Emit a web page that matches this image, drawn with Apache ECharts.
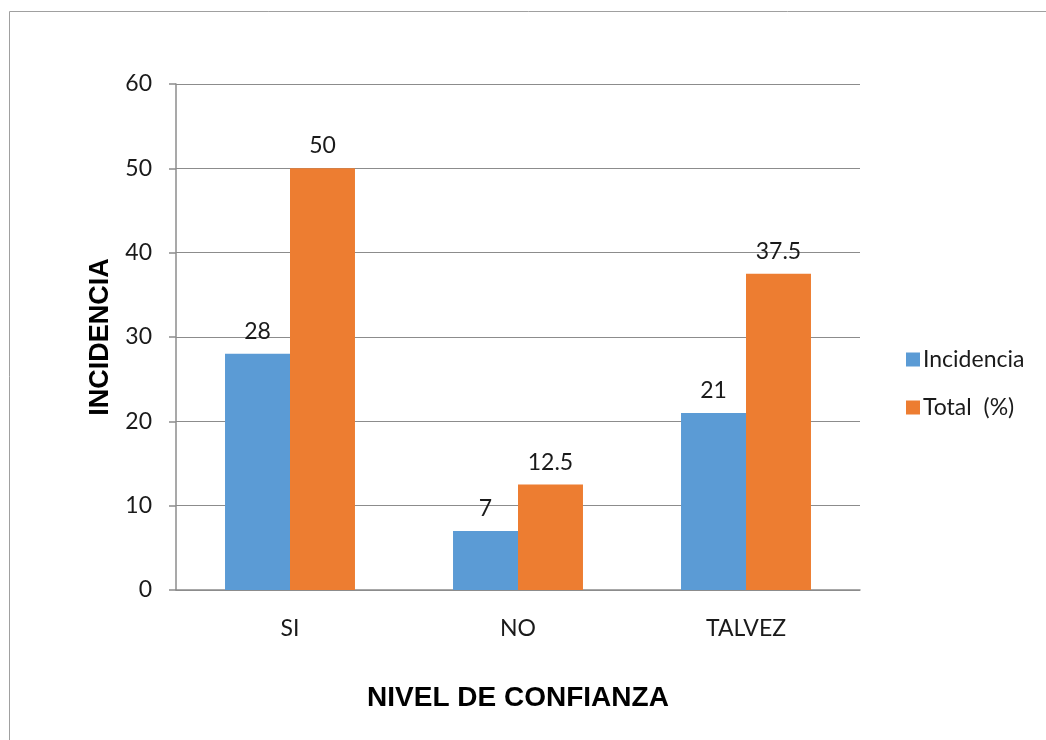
<!DOCTYPE html>
<html>
<head>
<meta charset="utf-8">
<script src="https://cdn.jsdelivr.net/npm/echarts@6/dist/echarts.min.js"></script>
<style>
  html, body { margin: 0; padding: 0; background: #ffffff; }
  #chart { width: 1046px; height: 740px; }
</style>
</head>
<body>
<div id="chart"></div>
<script>
// Responses by confidence level
const categories = ['SI', 'NO', 'TALVEZ'];
const incidencia = [28, 7, 21];
const totalPct = [50, 12.5, 37.5];
const yTicks = { min: 0, max: 60, interval: 10 };

const labelFont = 'Lato, "Open Sans", sans-serif';
const textSize = 23;

const chart = echarts.init(document.getElementById('chart'), null, { renderer: 'canvas' });

const barLabel = {
  show: true,
  position: 'top',
  distance: 11,
  color: '#1a1a1a',
  fontFamily: labelFont,
  fontSize: textSize
};

chart.setOption({
  animation: false,
  graphic: [{
    type: 'rect',
    shape: { x: 9.5, y: 11.5, width: 1100, height: 800 },
    style: { fill: 'none', stroke: '#a0a0a0', lineWidth: 1 },
    silent: true
  }],
  grid: { left: 176, right: 186, top: 84, bottom: 150, containLabel: false },
  legend: {
    orient: 'vertical',
    left: 901,
    top: 343,
    itemWidth: 14,
    itemHeight: 14,
    itemGap: 25,
    icon: 'rect',
    textStyle: { fontFamily: labelFont, fontSize: textSize, color: '#1a1a1a', padding: [0, 0, 0, -2] },
    data: ['Incidencia', 'Total  (%)']
  },
  xAxis: {
    type: 'category',
    data: categories,
    name: 'NIVEL DE CONFIANZA',
    nameLocation: 'middle',
    nameGap: 94,
    nameTextStyle: { fontFamily: '"Liberation Sans", Arial, sans-serif', fontWeight: 'bold', fontSize: 28, color: '#000' },
    axisLine: { lineStyle: { color: '#8c8c8c', width: 1.5 } },
    axisTick: { show: false },
    axisLabel: { margin: 27, fontFamily: labelFont, fontSize: textSize, color: '#1a1a1a' }
  },
  yAxis: {
    type: 'value',
    min: yTicks.min,
    max: yTicks.max,
    interval: yTicks.interval,
    name: 'INCIDENCIA',
    nameLocation: 'middle',
    nameGap: 62,
    nameRotate: 90,
    nameTextStyle: { fontFamily: '"Liberation Sans", Arial, sans-serif', fontWeight: 'bold', fontSize: 27, color: '#000' },
    axisLine: { show: true, lineStyle: { color: '#8c8c8c', width: 1.5 } },
    axisTick: { show: true, inside: false, length: 7, lineStyle: { color: '#8c8c8c', width: 1.5 } },
    axisLabel: { margin: 24, fontFamily: labelFont, fontSize: textSize, color: '#1a1a1a' },
    splitLine: { lineStyle: { color: '#8c8c8c', width: 1 } }
  },
  series: [
    {
      name: 'Incidencia',
      type: 'bar',
      data: incidencia,
      barGap: '0%',
      barCategoryGap: '43%',
      itemStyle: { color: '#5B9BD5' },
      label: barLabel
    },
    {
      name: 'Total  (%)',
      type: 'bar',
      data: totalPct,
      barGap: '0%',
      barCategoryGap: '43%',
      itemStyle: { color: '#ED7D31' },
      label: barLabel
    }
  ]
});
</script>
</body>
</html>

*-*-*

Goal: Without the pictures, repeat the listing above exactly.

Reply:
Emit a web page that matches this image, drawn with Apache ECharts.
<!DOCTYPE html>
<html>
<head>
<meta charset="utf-8">
<script src="https://cdn.jsdelivr.net/npm/echarts@6/dist/echarts.min.js"></script>
<style>
  html, body { margin: 0; padding: 0; background: #ffffff; }
  #chart { width: 1046px; height: 740px; }
</style>
</head>
<body>
<div id="chart"></div>
<script>
// Responses by confidence level
const categories = ['SI', 'NO', 'TALVEZ'];
const incidencia = [28, 7, 21];
const totalPct = [50, 12.5, 37.5];
const yTicks = { min: 0, max: 60, interval: 10 };

const labelFont = 'Lato, "Open Sans", sans-serif';
const textSize = 23;

const chart = echarts.init(document.getElementById('chart'), null, { renderer: 'canvas' });

const barLabel = {
  show: true,
  position: 'top',
  distance: 11,
  color: '#1a1a1a',
  fontFamily: labelFont,
  fontSize: textSize
};

chart.setOption({
  animation: false,
  graphic: [{
    type: 'rect',
    shape: { x: 9.5, y: 11.5, width: 1100, height: 800 },
    style: { fill: 'none', stroke: '#a0a0a0', lineWidth: 1 },
    silent: true
  }],
  grid: { left: 176, right: 186, top: 84, bottom: 150, containLabel: false },
  legend: {
    orient: 'vertical',
    left: 901,
    top: 343,
    itemWidth: 14,
    itemHeight: 14,
    itemGap: 25,
    icon: 'rect',
    textStyle: { fontFamily: labelFont, fontSize: textSize, color: '#1a1a1a', padding: [0, 0, 0, -2] },
    data: ['Incidencia', 'Total  (%)']
  },
  xAxis: {
    type: 'category',
    data: categories,
    name: 'NIVEL DE CONFIANZA',
    nameLocation: 'middle',
    nameGap: 94,
    nameTextStyle: { fontFamily: '"Liberation Sans", Arial, sans-serif', fontWeight: 'bold', fontSize: 28, color: '#000' },
    axisLine: { lineStyle: { color: '#8c8c8c', width: 1.5 } },
    axisTick: { show: false },
    axisLabel: { margin: 27, fontFamily: labelFont, fontSize: textSize, color: '#1a1a1a' }
  },
  yAxis: {
    type: 'value',
    min: yTicks.min,
    max: yTicks.max,
    interval: yTicks.interval,
    name: 'INCIDENCIA',
    nameLocation: 'middle',
    nameGap: 62,
    nameRotate: 90,
    nameTextStyle: { fontFamily: '"Liberation Sans", Arial, sans-serif', fontWeight: 'bold', fontSize: 27, color: '#000' },
    axisLine: { show: true, lineStyle: { color: '#8c8c8c', width: 1.5 } },
    axisTick: { show: true, inside: false, length: 7, lineStyle: { color: '#8c8c8c', width: 1.5 } },
    axisLabel: { margin: 24, fontFamily: labelFont, fontSize: textSize, color: '#1a1a1a' },
    splitLine: { lineStyle: { color: '#8c8c8c', width: 1 } }
  },
  series: [
    {
      name: 'Incidencia',
      type: 'bar',
      data: incidencia,
      barGap: '0%',
      barCategoryGap: '43%',
      itemStyle: { color: '#5B9BD5' },
      label: barLabel
    },
    {
      name: 'Total  (%)',
      type: 'bar',
      data: totalPct,
      barGap: '0%',
      barCategoryGap: '43%',
      itemStyle: { color: '#ED7D31' },
      label: barLabel
    }
  ]
});
</script>
</body>
</html>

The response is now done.